[Kimchi-devel] [PATCH 3/4] Upload storage volume

Tue May 12 16:38:18 UTC 2015

On 11-05-2015 15:34, Aline Manera wrote:
> +                "chunk_size": {
> +                    "description": "Chunk size of uploaded storage volume",
> +                    "type": "string",
> +                    "error": "KCHVOL0024E",
> +                    "required": true
> +                }

Is there a specific reason to why "chunk_size" is not a number? It 
should be a number.

> +
> +        lock = vol_data['lock']
> +        offset = vol_data['offset']
> +        if (offset + chunk_size) > vol_capacity:
> +            raise OperationFailed("KCHVOL0028E")
> +
> +        with lock:
> +            self.doUpload(vol, offset, chunk_data, chunk_size)
> +
> +        vol_data['offset'] += chunk_size
> +        if vol_data['offset'] == vol_capacity:
> +            del upload_volumes[vol_path]
> +

I think everything from "lock = vol_data['lock']" down to "del 
upload_volumes[vol_path]" should be enclosed by the lock, not just the 
call to "doUpload". Suppose two PUT commands are sent one right after 
the other: both of them will use "offset" with the value it had before 
both calls, so the second command will actually write over what the 
first command has written. You're locking the access to "doUpload", but 
"offset" (which controls where "doUpload" will write) isn't locked from 
concurrent access.

> +        # Refresh to make sure volume can be found in following lookup
> +        StoragePoolModel.get_storagepool(pool, self.conn).refresh(0)

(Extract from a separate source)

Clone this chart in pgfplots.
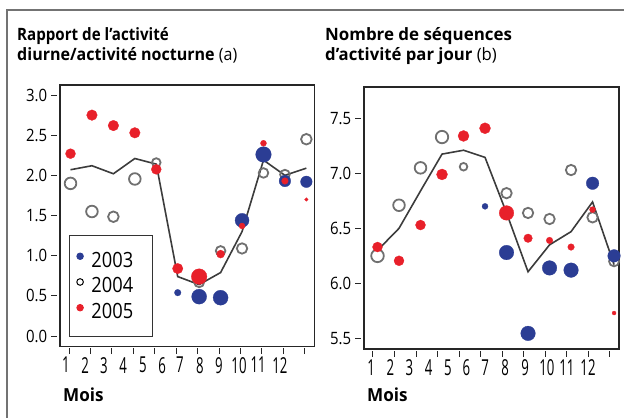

There's no need to call "refresh" here. The volume already existed 
before (and after...) the call to "update". That function is only needed 
when you add a file manually to a storage pool directory and you want 
libvirt to see it. This is not the case here.

> +
> +            # Create a file with 5M to upload
> +            # Max body size is set to 4M so the upload will fail with 413

"4M"? Why? I'd say the volume capacity there is the size of 
COPYING.LGPL, which is about ~7 KiB, not 4 MiB. I understand that the 
test below will fail anyway, but the comment doesn't seem right.

> +            newfile = '/tmp/5m-file'
> +            with open(newfile, 'wb') as fd:
> +                fd.seek(5*1024*1024-1)
> +                fd.write("\0")
> +            rollback.prependDefer(os.remove, newfile)
> +
> +            with open(newfile, 'rb') as fd:
> +                with open(newfile + '.tmp', 'wb') as tmp_fd:
> +                    data = fd.read()
> +                    tmp_fd.write(data)
> +
> +                with open(newfile + '.tmp', 'rb') as tmp_fd:
> +                    r = requests.put(url, data={'chunk_size': len(data)},
> +                                     files={'chunk': tmp_fd},
> +                                     verify=False,
> +                                     headers=fake_auth_header())
> +                    self.assertEquals(r.status_code, 413)

Why going all the trouble of creating one file with \0s, then copying it 
to another file? Why not using only one?

> +            # Do upload
> +            index = 0
> +            chunk_size = 2 * 1024
> +
> +            with open(filepath, 'rb') as fd:
> +                while True:
> +                    with open(filepath + '.tmp', 'wb') as tmp_fd:
> +                        fd.seek(index*chunk_size)
> +                        data = fd.read(chunk_size)
> +                        tmp_fd.write(data)

Again, why do you need to create a new file here with a copy of the 
original data?

> +            with open(filepath) as fd:
> +                content = fd.read()

Why don't you use the existing loop above to set the variable "content", 
one chunk at a time? The code has already read the file once, its 
contents haven't changed. I feel that there's too much unnecessary I/O 
going on here...